- Born: February 16, 1946 (age 80) Athens, Kingdom of Greece (now Athens, Greece)
- Education: Princeton University
- Occupations: Architect Urban Planner
- Organization: Moule & Polyzoides
- Style: New Urbanism
- Spouse: Elizabeth Moule

= Stefanos Polyzoides =

Greek American architect and urban planner

Stefanos Polyzoides (born February 16, 1946, in Athens, Greece) is an architect and urban planner based in Pasadena, California, United States. He received his undergraduate and master's degrees in architecture and urban planning from Princeton University.

He is often noted as the “Godfather of New Urbanism.

==Background==
Polyzoides is a co-founder of the Congress for the New Urbanism and, with his wife Elizabeth Moule, a partner in Moule & Polyzoides, a Pasadena, California practice since 1990.

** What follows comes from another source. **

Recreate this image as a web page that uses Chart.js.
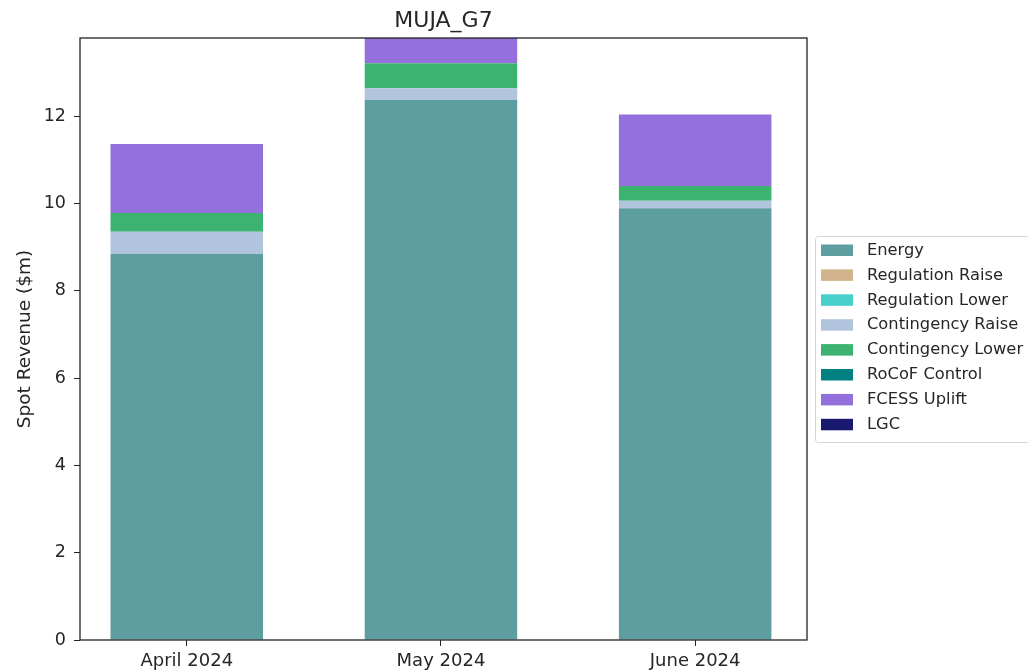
<!DOCTYPE html>
<html>
<head>
<meta charset="utf-8">
<script src="https://cdn.jsdelivr.net/npm/chart.js@4/dist/chart.umd.min.js"></script>
<style>
  html, body { margin: 0; padding: 0; background: #fff; }
  #wrap { width: 1028px; height: 670px; position: relative; }
</style>
</head>
<body>
<div id="wrap"><canvas id="chart" width="1028" height="670"></canvas></div>
<script>
// Months on the x axis
const months = ['April 2024', 'May 2024', 'June 2024'];

// Revenue by service ($m)
const energy = [8.84, 12.37, 9.89];
const regulationRaise = [0, 0, 0];
const regulationLower = [0, 0, 0];
const contingencyRaise = [0.51, 0.27, 0.17];
const contingencyLower = [0.43, 0.57, 0.34];
const rocofControl = [0, 0, 0];
const fcessUplift = [1.58, 1.62, 1.64];
const lgc = [0, 0, 0];

const yTicks = [0, 2, 4, 6, 8, 10, 12];

const series = [
    ['Energy', energy, '#5F9EA0'],
    ['Regulation Raise', regulationRaise, '#D2B48C'],
    ['Regulation Lower', regulationLower, '#48D1CC'],
    ['Contingency Raise', contingencyRaise, '#B0C4DE'],
    ['Contingency Lower', contingencyLower, '#3CB371'],
    ['RoCoF Control', rocofControl, '#008080'],
    ['FCESS Uplift', fcessUplift, '#9370DB'],
    ['LGC', lgc, '#191970']
];

const FONT = "'DejaVu Sans', sans-serif";
const TEXT = '#262626';

// frame, title and legend drawn like the matplotlib original
const framePlugin = {
    id: 'frame',
    afterDraw(chart) {
        const ctx = chart.ctx;
        const a = chart.chartArea;
        ctx.save();
        ctx.strokeStyle = '#222';
        ctx.lineWidth = 1.3;
        ctx.strokeRect(a.left, a.top, a.right - a.left, a.bottom - a.top);

        // title
        ctx.fillStyle = TEXT;
        ctx.font = '22px ' + FONT;
        ctx.textAlign = 'center';
        ctx.textBaseline = 'middle';
        ctx.fillText('MUJA_G7', (a.left + a.right) / 2, 21);

        // legend
        const lx = 815, ly = 236, lw = 230, lh = 206;
        ctx.fillStyle = 'rgba(255,255,255,0.8)';
        ctx.strokeStyle = '#d4d4d4';
        ctx.lineWidth = 1;
        ctx.beginPath();
        ctx.roundRect(lx + 0.5, ly + 0.5, lw, lh, 3);
        ctx.fill();
        ctx.stroke();
        ctx.font = '16.3px ' + FONT;
        ctx.textAlign = 'left';
        chart.data.datasets.forEach((ds, i) => {
            const cy = 250.5 + i * 24.9;
            ctx.fillStyle = ds.backgroundColor;
            ctx.fillRect(821, cy - 6, 32, 11.5);
            ctx.fillStyle = TEXT;
            ctx.fillText(ds.label, 867, cy);
        });
        ctx.restore();
    }
};

new Chart(document.getElementById('chart'), {
    type: 'bar',
    data: {
        datasets: series.map(([label, values, color]) => ({
            label: label,
            data: values.map((v, i) => ({ x: i, y: v })),
            backgroundColor: color,
            borderWidth: 0,
            categoryPercentage: 0.6,
            barPercentage: 1
        }))
    },
    options: {
        responsive: false,
        animation: false,
        layout: { padding: { left: 0, right: 221, top: 38, bottom: 0 } },
        plugins: {
            legend: { display: false },
            title: { display: false },
            tooltip: { enabled: false }
        },
        scales: {
            x: {
                type: 'linear',
                stacked: true,
                offset: false,
                min: -0.42,
                max: 2.44,
                afterBuildTicks: axis => { axis.ticks = months.map((m, i) => ({ value: i })); },
                afterFit: axis => { axis.height = 30; },
                border: { display: false },
                grid: { offset: false, drawOnChartArea: false, drawTicks: true, tickLength: 6, color: '#222' },
                ticks: {
                    callback: v => months[v],
                    color: TEXT,
                    font: { family: FONT, size: 18 },
                    padding: 5,
                    maxRotation: 0,
                    autoSkip: false
                }
            },
            y: {
                stacked: true,
                min: 0,
                max: 13.79,
                afterBuildTicks: axis => { axis.ticks = yTicks.map(v => ({ value: v })); },
                afterFit: axis => { axis.width = 80; },
                border: { display: false },
                grid: { drawOnChartArea: false, drawTicks: true, tickLength: 6, color: '#222' },
                ticks: {
                    color: TEXT,
                    font: { family: FONT, size: 17.5 },
                    padding: 8
                },
                title: {
                    display: true,
                    text: 'Spot Revenue ($m)',
                    color: TEXT,
                    font: { family: FONT, size: 18.5 },
                    padding: { top: 14, bottom: 0 }
                }
            }
        }
    },
    plugins: [framePlugin]
});
</script>
</body>
</html>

Polyzoides' prominent career covers the areas of architectural and urban design education, design and execution, and theory. His professional experience spans educational, institutional and civic buildings, historic rehabilitation, commercial projects, housing, campus planning, and urban design. From 1973 until 1997, he was Associate Professor of Architecture at the University of Southern California and has been Visiting Professor at several prestigious schools of architecture. From 1983 through 1990, he was on the Advisory Board for the School of Architecture at Princeton University. Polyzoides is a popular speaker on the subjects of new urbanism, transit-oriented development, mixed use development, housing and sustainability and is a frequent guest at academic symposia.

==Projects==
Architectural and Urban Planning Projects overseen by Stefanos Polyzoides

==Publications==
The publication of Polyzoides’ book Courtyard Housing in Los Angeles preceded the re-emergence of the Courtyard housing typology in recent years. He is also the co-author of Los Angeles Courtyard Housing: A Typological Analysis (1977), The Plazas of New Mexico (2012), and the author of R.M. Schindler, Architect (1982), and the forthcoming Between House and Tower: The Architecture of Density. He also led on the production of four distinguished exhibitions and exhibition catalogs on the architectural and urban history of Southern California: Caltech: 1910–1950, Myron Hunt: 1868–1952, Wallace Neff, and Johnson, Kaufmann & Coate.